In September, the Washington State Department of Labor and Industries (L&I) announced a proposed average rate increase of 2.5% to workers’ compensation premiums in 2012. Each year, L&I must review premium rates and make adjustments to cover the anticipated costs of claims that will be filed in the next year. The proposed rate increase is an average for all employers in the state. Individual employers will see their rates go up or down, depending on their recent claims history and any changes in the frequency and cost of industry claims.

The rate increase is significantly lower than what state officials predicted earlier this year. That was before the Legislature passed a major benefit cut for injured workers to keep business costs down. The corporate lobbying groups and other advocates for the benefit cut pointed to low L&I reserves as a reason to legalize compromise-and-release lump-sum buyouts of injured workers.

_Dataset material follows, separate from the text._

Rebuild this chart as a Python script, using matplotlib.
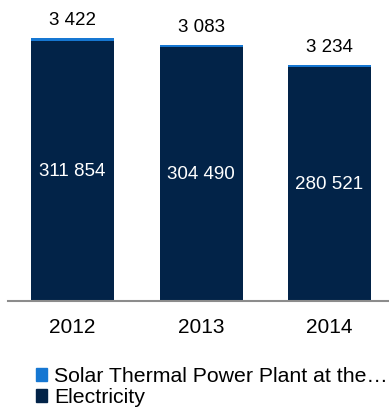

Now, L&I has scheduled a series of public hearings on its 2012 rate proposal, and business groups are expected to turn out to complain about any rate increase at all. In other words, after fretting that reserves were too low last legislative session, they will say avoiding premium increases — however small — is more important than that. Then, a few months from now, they’ll be back in Olympia once again fretting about low reserves and calling for even more benefit cuts.

That’s why union members and other advocates for injured workers need to attend these rate hearings and urge the state to maintain responsible reserves. Here is the schedule for the hearings:

Vancouver, Oct. 25, 9 a.m., Red Lion Hotel Vancouver at the Quay
Bellingham, Oct. 26, 1 p.m., Bellingham Public Library
Renton, Oct. 26, 1:30 p.m., Renton Pavilion, 233 Burnett Ave. S.
Richland, Oct. 27, 1 p.m., Red Lion Hotel Richland Hanford House
Spokane Valley, Oct. 28, 10 a.m., Spokane CenterPlace Event Center
Tumwater, Oct. 28, 10 a.m., L&I Headquarters

Tell L&I that the responsible action is to adopt a rate increase that will help us rebuild the system’s contingency reserve a safe level as soon as possible. Injured workers didn’t cause the current fund situation, the recession and subsequent long-term unemployment combined with plummeting investment markets pushed the reserve fund to low levels. Last session, state lawmakers reacted inappropriately by penalizing workers and cutting their safety net for when they are injured on the job. Given continued economic volatility and uncertainty around the effects of the 2011 benefit cuts, now is the time to act responsibly by raising rates to build back up the contingency reserve.

More information regarding the rate proposal is available at here. The final rates will be adopted in early December and go into effect Jan. 1, 2012.